[Problem to solve]:
Retype each line exactly. Skip images.

BEGIN

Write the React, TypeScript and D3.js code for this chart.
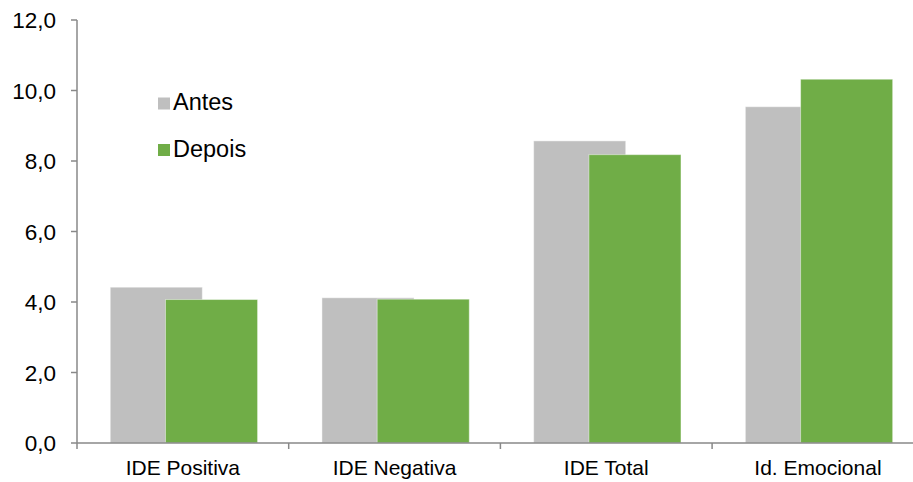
import React from "react";
import * as d3 from "d3";

const categories = ["IDE Positiva", "IDE Negativa", "IDE Total", "Id. Emocional"];
const antes = [4.42, 4.12, 8.57, 9.54];
const depois = [4.07, 4.08, 8.18, 10.32];
const yTicks = [0, 2, 4, 6, 8, 10, 12];
const seriesNames = ["Antes", "Depois"];
const seriesColors = ["#BFBFBF", "#70AD47"];

const W = 913;
const H = 482;
const FONT = "'Liberation Sans', Arial, sans-serif";

export default function App() {
  const x = d3.scaleBand<string>().domain(categories).range([77, 923.8]).padding(0);
  const y = d3.scaleLinear().domain([0, 12]).range([443, 20]);
  const bw = x.bandwidth();
  const barW = bw * 0.435;
  const offsets = [0.157, 0.418];
  const series = [antes, depois];
  const axisColor = "#888888";

  return (
    <svg
      width={W}
      height={H}
      style={{ position: "fixed", left: 0, top: 0, background: "#fff" }}
      fontFamily={FONT}
    >
      {series.map((vals, si) => (
        <g key={si}>
          {categories.map((c, i) => (
            <rect
              key={c}
              x={(x(c) ?? 0) + bw * offsets[si]}
              y={y(vals[i])}
              width={barW}
              height={y(0) - y(vals[i])}
              fill={seriesColors[si]}
              stroke="#ffffff"
              strokeOpacity={0.45}
              strokeWidth={1}
            />
          ))}
        </g>
      ))}

      {/* y axis */}
      <line x1={77} x2={77} y1={y(12)} y2={y(0)} stroke={axisColor} strokeWidth={1.5} />
      {yTicks.map((t) => (
        <g key={t}>
          <line x1={71} x2={77} y1={y(t)} y2={y(t)} stroke={axisColor} strokeWidth={1.5} />
          <text
            x={56}
            y={y(t)}
            dy="0.36em"
            textAnchor="end"
            fontSize={22.5}
            fill="#000"
          >
            {d3.format(".1f")(t).replace(".", ",")}
          </text>
        </g>
      ))}

      {/* x axis */}
      <line x1={77} x2={W} y1={y(0)} y2={y(0)} stroke={axisColor} strokeWidth={1.5} />
      {categories.map((c) => (
        <line
          key={c}
          x1={x(c) ?? 0}
          x2={x(c) ?? 0}
          y1={y(0)}
          y2={y(0) + 6}
          stroke={axisColor}
          strokeWidth={1.5}
        />
      ))}
      {categories.map((c) => (
        <text
          key={c}
          x={(x(c) ?? 0) + bw / 2}
          y={475}
          textAnchor="middle"
          fontSize={21}
          fill="#000"
        >
          {c}
        </text>
      ))}

      {/* legend */}
      {seriesNames.map((n, i) => (
        <g key={n} transform={`translate(158, ${97.5 + i * 46.5})`}>
          <rect x={0} y={0} width={12} height={12} fill={seriesColors[i]} />
          <text x={15} y={12.5} fontSize={23.5} fill="#000">
            {n}
          </text>
        </g>
      ))}
    </svg>
  );
}
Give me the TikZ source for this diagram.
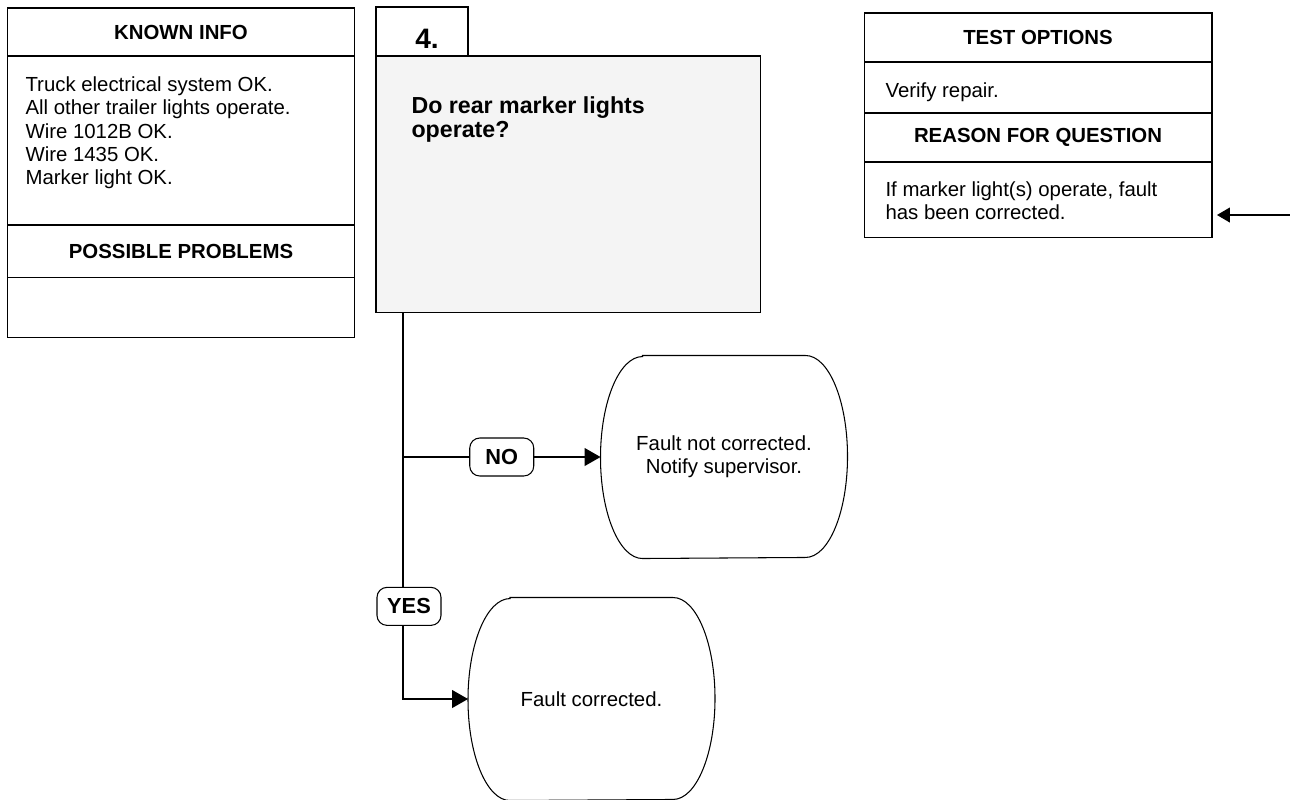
\documentclass[tikz,border=0pt]{standalone}
\usepackage{fontspec}
\setmainfont{Liberation Sans}
\usepackage{tikz}
\usetikzlibrary{arrows.meta, positioning}
\definecolor{questgray}{HTML}{F4F4F4}
\newcommand{\bodysize}{\fontsize{11.6}{13.3}\selectfont}
\newcommand{\termoutline}[1]{%
  \draw ([xshift=0.84cm]#1.north west) -- ([xshift=-0.84cm]#1.north east)
    arc[start angle=90, end angle=-90, x radius=0.84cm, y radius=2.02cm]
    -- ([xshift=0.84cm]#1.south west)
    arc[start angle=270, end angle=90, x radius=0.84cm, y radius=2.02cm] -- cycle;}
\tikzset{
  infohead/.style={rectangle, draw=black, minimum width=6.96cm, outer sep=0pt, inner sep=0pt, font=\bodysize\bfseries},
  infobody/.style={rectangle, draw=black, minimum width=6.96cm, outer sep=0pt, inner sep=0pt},
  infotext/.style={anchor=north west, inner sep=0pt, align=left, font=\bodysize},
  tabbox/.style={rectangle, draw=black, minimum width=1.84cm, minimum height=0.98cm, outer sep=0pt},
  questbox/.style={rectangle, draw=black, fill=questgray, minimum width=7.7cm, minimum height=5.14cm, outer sep=0pt},
  termbox/.style={minimum width=4.92cm, minimum height=4.04cm, inner sep=0pt, align=center, font=\bodysize},
  anslabel/.style={rectangle, rounded corners=0.2cm, draw=black, fill=white, minimum width=1.28cm, minimum height=0.76cm, inner sep=0pt, font=\fontsize{12.4}{14}\selectfont\bfseries},
  flowarr/.style={-{Triangle[length=3.2mm, width=3.6mm]}},
  backarr/.style={-{Triangle[length=2.6mm, width=3mm]}},
}
\begin{document}
\begin{tikzpicture}[x=0.02cm, y=-0.02cm, line width=0.6pt]
\useasboundingbox (0,0) rectangle (1290,799);

% known info / possible problems
\node[infohead, minimum height=0.96cm] (known) at (181,32) {KNOWN INFO};
\node[infobody, minimum height=3.38cm, below=0pt of known] (knownbody) {};
\node[infohead, minimum height=1.06cm, below=0pt of knownbody] (probs) {POSSIBLE PROBLEMS};
\node[infobody, minimum height=1.2cm, below=0pt of probs] (probsbody) {};
\node[infotext] (knowntext) at (25,76) {Truck electrical system OK.\\All other trailer lights operate.\\Wire 1012B OK.\\Wire 1435 OK.\\Marker light OK.};

% question
\node[tabbox] (tab) at (422,31.5) {};
\node[anchor=base, inner sep=0pt, font=\fontsize{16}{18}\selectfont\bfseries] (stepno) at (427,48) {4.};
\node[questbox, anchor=north west] (quest) at (376,56) {};
\node[infotext, font=\fontsize{13.2}{13.8}\selectfont\bfseries] (questtext) at (411,96) {Do rear marker lights\\operate?};

% test options / reason for question
\node[infohead, minimum height=0.98cm] (tests) at (1038,37.5) {TEST OPTIONS};
\node[infobody, minimum height=1.02cm, below=0pt of tests] (testsbody) {};
\node[infohead, minimum height=0.98cm, below=0pt of testsbody] (reason) {REASON FOR QUESTION};
\node[infobody, minimum height=1.52cm, below=0pt of reason] (reasonbody) {};
\node[infotext, anchor=base west] (teststext) at (885,97) {Verify repair.};
\node[infotext] (reasontext) at (885,181) {If marker light(s) operate, fault\\has been corrected.};

% outcomes
\node[termbox] (nofix) at (724,457) {Fault not corrected.\\Notify supervisor.};
\node[termbox] (fixed) at (591.5,699) {Fault corrected.};
\termoutline{nofix}
\termoutline{fixed}

\coordinate (trunk) at ([xshift=0.54cm]quest.south west);
\draw[flowarr] (trunk) |- node[anslabel, pos=0.38, xshift=0.12cm] (yes) {YES} (fixed.west);
\draw[flowarr] (trunk |- nofix.west) -- node[anslabel] (no) {NO} (nofix.west);
\coordinate (fromright) at (1290,215);
\draw[backarr, shorten >=0.1cm] (fromright) -- (reasonbody.east |- fromright);
\end{tikzpicture}
\end{document}
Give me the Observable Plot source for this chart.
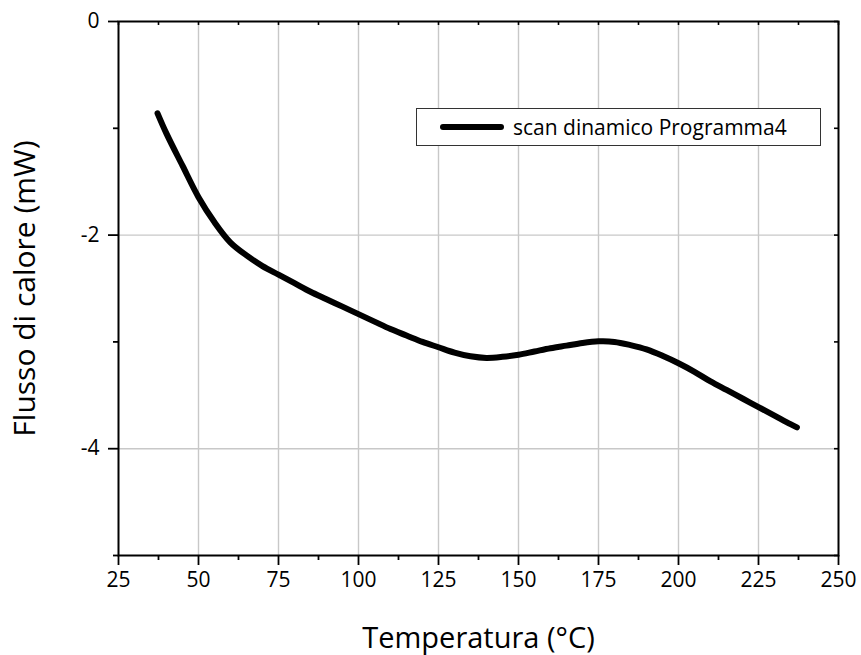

END

[Solution to the problem]:
Write the React, TypeScript and D3.js code for this chart.
import React from "react";
import * as d3 from "d3";

const categories = ["IDE Positiva", "IDE Negativa", "IDE Total", "Id. Emocional"];
const antes = [4.42, 4.12, 8.57, 9.54];
const depois = [4.07, 4.08, 8.18, 10.32];
const yTicks = [0, 2, 4, 6, 8, 10, 12];
const seriesNames = ["Antes", "Depois"];
const seriesColors = ["#BFBFBF", "#70AD47"];

const W = 913;
const H = 482;
const FONT = "'Liberation Sans', Arial, sans-serif";

export default function App() {
  const x = d3.scaleBand<string>().domain(categories).range([77, 923.8]).padding(0);
  const y = d3.scaleLinear().domain([0, 12]).range([443, 20]);
  const bw = x.bandwidth();
  const barW = bw * 0.435;
  const offsets = [0.157, 0.418];
  const series = [antes, depois];
  const axisColor = "#888888";

  return (
    <svg
      width={W}
      height={H}
      style={{ position: "fixed", left: 0, top: 0, background: "#fff" }}
      fontFamily={FONT}
    >
      {series.map((vals, si) => (
        <g key={si}>
          {categories.map((c, i) => (
            <rect
              key={c}
              x={(x(c) ?? 0) + bw * offsets[si]}
              y={y(vals[i])}
              width={barW}
              height={y(0) - y(vals[i])}
              fill={seriesColors[si]}
              stroke="#ffffff"
              strokeOpacity={0.45}
              strokeWidth={1}
            />
          ))}
        </g>
      ))}

      {/* y axis */}
      <line x1={77} x2={77} y1={y(12)} y2={y(0)} stroke={axisColor} strokeWidth={1.5} />
      {yTicks.map((t) => (
        <g key={t}>
          <line x1={71} x2={77} y1={y(t)} y2={y(t)} stroke={axisColor} strokeWidth={1.5} />
          <text
            x={56}
            y={y(t)}
            dy="0.36em"
            textAnchor="end"
            fontSize={22.5}
            fill="#000"
          >
            {d3.format(".1f")(t).replace(".", ",")}
          </text>
        </g>
      ))}

      {/* x axis */}
      <line x1={77} x2={W} y1={y(0)} y2={y(0)} stroke={axisColor} strokeWidth={1.5} />
      {categories.map((c) => (
        <line
          key={c}
          x1={x(c) ?? 0}
          x2={x(c) ?? 0}
          y1={y(0)}
          y2={y(0) + 6}
          stroke={axisColor}
          strokeWidth={1.5}
        />
      ))}
      {categories.map((c) => (
        <text
          key={c}
          x={(x(c) ?? 0) + bw / 2}
          y={475}
          textAnchor="middle"
          fontSize={21}
          fill="#000"
        >
          {c}
        </text>
      ))}

      {/* legend */}
      {seriesNames.map((n, i) => (
        <g key={n} transform={`translate(158, ${97.5 + i * 46.5})`}>
          <rect x={0} y={0} width={12} height={12} fill={seriesColors[i]} />
          <text x={15} y={12.5} fontSize={23.5} fill="#000">
            {n}
          </text>
        </g>
      ))}
    </svg>
  );
}
Give me the TikZ source for this diagram.
\documentclass[tikz,border=0pt]{standalone}
\usepackage{fontspec}
\setmainfont{Liberation Sans}
\usepackage{tikz}
\usetikzlibrary{arrows.meta, positioning}
\definecolor{questgray}{HTML}{F4F4F4}
\newcommand{\bodysize}{\fontsize{11.6}{13.3}\selectfont}
\newcommand{\termoutline}[1]{%
  \draw ([xshift=0.84cm]#1.north west) -- ([xshift=-0.84cm]#1.north east)
    arc[start angle=90, end angle=-90, x radius=0.84cm, y radius=2.02cm]
    -- ([xshift=0.84cm]#1.south west)
    arc[start angle=270, end angle=90, x radius=0.84cm, y radius=2.02cm] -- cycle;}
\tikzset{
  infohead/.style={rectangle, draw=black, minimum width=6.96cm, outer sep=0pt, inner sep=0pt, font=\bodysize\bfseries},
  infobody/.style={rectangle, draw=black, minimum width=6.96cm, outer sep=0pt, inner sep=0pt},
  infotext/.style={anchor=north west, inner sep=0pt, align=left, font=\bodysize},
  tabbox/.style={rectangle, draw=black, minimum width=1.84cm, minimum height=0.98cm, outer sep=0pt},
  questbox/.style={rectangle, draw=black, fill=questgray, minimum width=7.7cm, minimum height=5.14cm, outer sep=0pt},
  termbox/.style={minimum width=4.92cm, minimum height=4.04cm, inner sep=0pt, align=center, font=\bodysize},
  anslabel/.style={rectangle, rounded corners=0.2cm, draw=black, fill=white, minimum width=1.28cm, minimum height=0.76cm, inner sep=0pt, font=\fontsize{12.4}{14}\selectfont\bfseries},
  flowarr/.style={-{Triangle[length=3.2mm, width=3.6mm]}},
  backarr/.style={-{Triangle[length=2.6mm, width=3mm]}},
}
\begin{document}
\begin{tikzpicture}[x=0.02cm, y=-0.02cm, line width=0.6pt]
\useasboundingbox (0,0) rectangle (1290,799);

% known info / possible problems
\node[infohead, minimum height=0.96cm] (known) at (181,32) {KNOWN INFO};
\node[infobody, minimum height=3.38cm, below=0pt of known] (knownbody) {};
\node[infohead, minimum height=1.06cm, below=0pt of knownbody] (probs) {POSSIBLE PROBLEMS};
\node[infobody, minimum height=1.2cm, below=0pt of probs] (probsbody) {};
\node[infotext] (knowntext) at (25,76) {Truck electrical system OK.\\All other trailer lights operate.\\Wire 1012B OK.\\Wire 1435 OK.\\Marker light OK.};

% question
\node[tabbox] (tab) at (422,31.5) {};
\node[anchor=base, inner sep=0pt, font=\fontsize{16}{18}\selectfont\bfseries] (stepno) at (427,48) {4.};
\node[questbox, anchor=north west] (quest) at (376,56) {};
\node[infotext, font=\fontsize{13.2}{13.8}\selectfont\bfseries] (questtext) at (411,96) {Do rear marker lights\\operate?};

% test options / reason for question
\node[infohead, minimum height=0.98cm] (tests) at (1038,37.5) {TEST OPTIONS};
\node[infobody, minimum height=1.02cm, below=0pt of tests] (testsbody) {};
\node[infohead, minimum height=0.98cm, below=0pt of testsbody] (reason) {REASON FOR QUESTION};
\node[infobody, minimum height=1.52cm, below=0pt of reason] (reasonbody) {};
\node[infotext, anchor=base west] (teststext) at (885,97) {Verify repair.};
\node[infotext] (reasontext) at (885,181) {If marker light(s) operate, fault\\has been corrected.};

% outcomes
\node[termbox] (nofix) at (724,457) {Fault not corrected.\\Notify supervisor.};
\node[termbox] (fixed) at (591.5,699) {Fault corrected.};
\termoutline{nofix}
\termoutline{fixed}

\coordinate (trunk) at ([xshift=0.54cm]quest.south west);
\draw[flowarr] (trunk) |- node[anslabel, pos=0.38, xshift=0.12cm] (yes) {YES} (fixed.west);
\draw[flowarr] (trunk |- nofix.west) -- node[anslabel] (no) {NO} (nofix.west);
\coordinate (fromright) at (1290,215);
\draw[backarr, shorten >=0.1cm] (fromright) -- (reasonbody.east |- fromright);
\end{tikzpicture}
\end{document}
Give me the Observable Plot source for this chart.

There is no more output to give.